Projections for 2008 by University of Illinois (U of I) Extension indicate that corn production will be more profitable than soybean production in northern and central Illinois but soybeans take the edge in southern Illinois.
Prepared by Gary Schnitkey, U of I Extension farm financial management specialist, the report, "Projected Corn and Soybean Returns in 2008" is available on Extension's farmdoc Web site. The complete report includes tables and references to sources available to aid farmers in making calculations.
"Significantly higher costs for corn production may cause some farmers to switch acres from corn to soybeans," says Schnitkey. "The purpose of the study was to project returns for 2008. Corn returns minus soybean return, hereafter referred to as corn-minus-soybean-returns, indicate that corn production may have higher returns than soybean production on high productivity farmland in 2008."
Schnitkey cautions that changes in commodity prices could change relative profitability. Returns will also vary across farms. The projected 2008 corn-minus-soybean-returns are roughly similar to averages observed from 2004 to 2007.
Corn-minus-soybean-returns were calculated for northern, central and southern Illinois. Central Illinois was further divided into high-productivity farmland and low-productivity farmland. Between 2004 and 2007, corn yields averaged 183 bu. for the central-Illinois farms with high productivity and 166 bu. for the low-productivity category farms.

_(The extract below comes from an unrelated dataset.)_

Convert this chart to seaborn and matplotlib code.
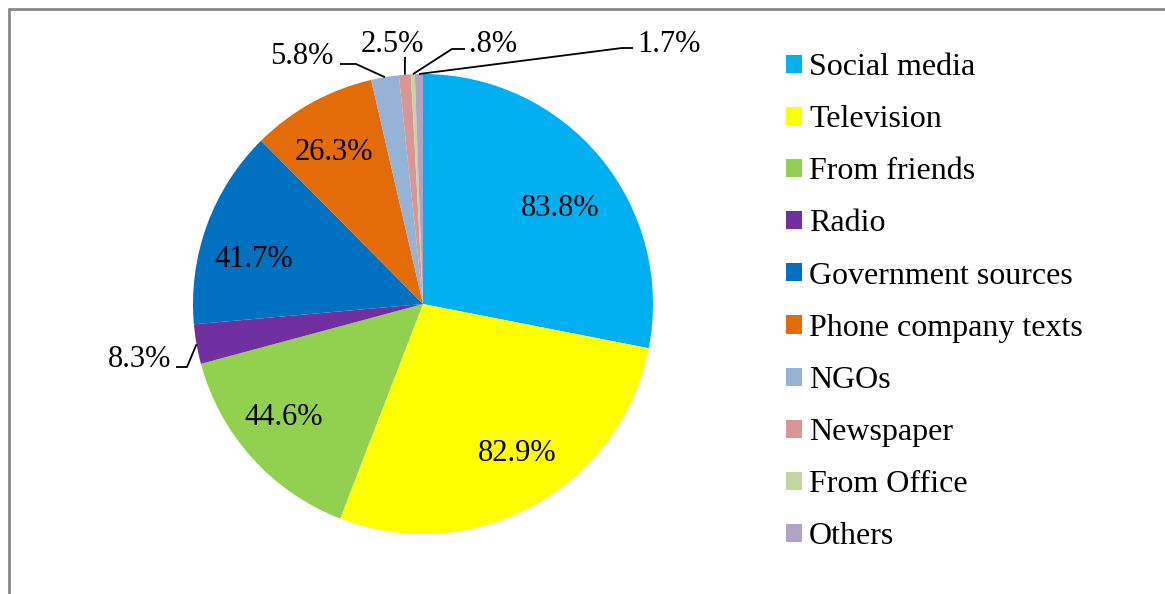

Data for the study was taken from farms enrolled in the Illinois Farm Business Farm Management (FBFM) program. To be included in the study, a farm had to receive a majority of its income from grain operations.
"Returns for 2007 are not final and are based on yield, price and cost estimates," Schnitkey notes. "The 2007 results will become 'final' when FBFM records are summarized in 2008."
During the period studies, corn-minus-soybean-returns were lowest in 2005. That year, corn yields were below average while soybean yields were near average. Corn-minus-soybean-returns were highest in 2006. Both corn and soybean yields were above average in 2006 and prices increased substantially over historically average levels. In percentage terms, corn price increased more than soybean price in 2006.
Indications that corn may be more profitable in 2008 may lead some producers to plant corn after corn. Schnitkey recommends that producers consider four points in making such a decision.
"Commodity prices will determine the relative profitability of corn and soybeans," he says. "Recently, there has been a great deal of market volatility that impacts relative corn and soybean profits.
"Second, costs used to conduct this study are averages. Individual farms can vary from these averages. Farmers should use their own costs when analyzing cropping decisions. Third, costs in budgets are assumed constant as acres in respective crop changes. Planting more corn may necessitate equipment changes that could increase costs, for example."
Finally, he notes that planting decisions in 2008 can have profitability impacts in 2009.
"Due to yield drag and higher costs, corn-after-corn is projected to be less profitable than corn-after-soybeans. Planting more corn in 2008 could result in more corn-after-corn in 2009, thereby lowering yields," he says.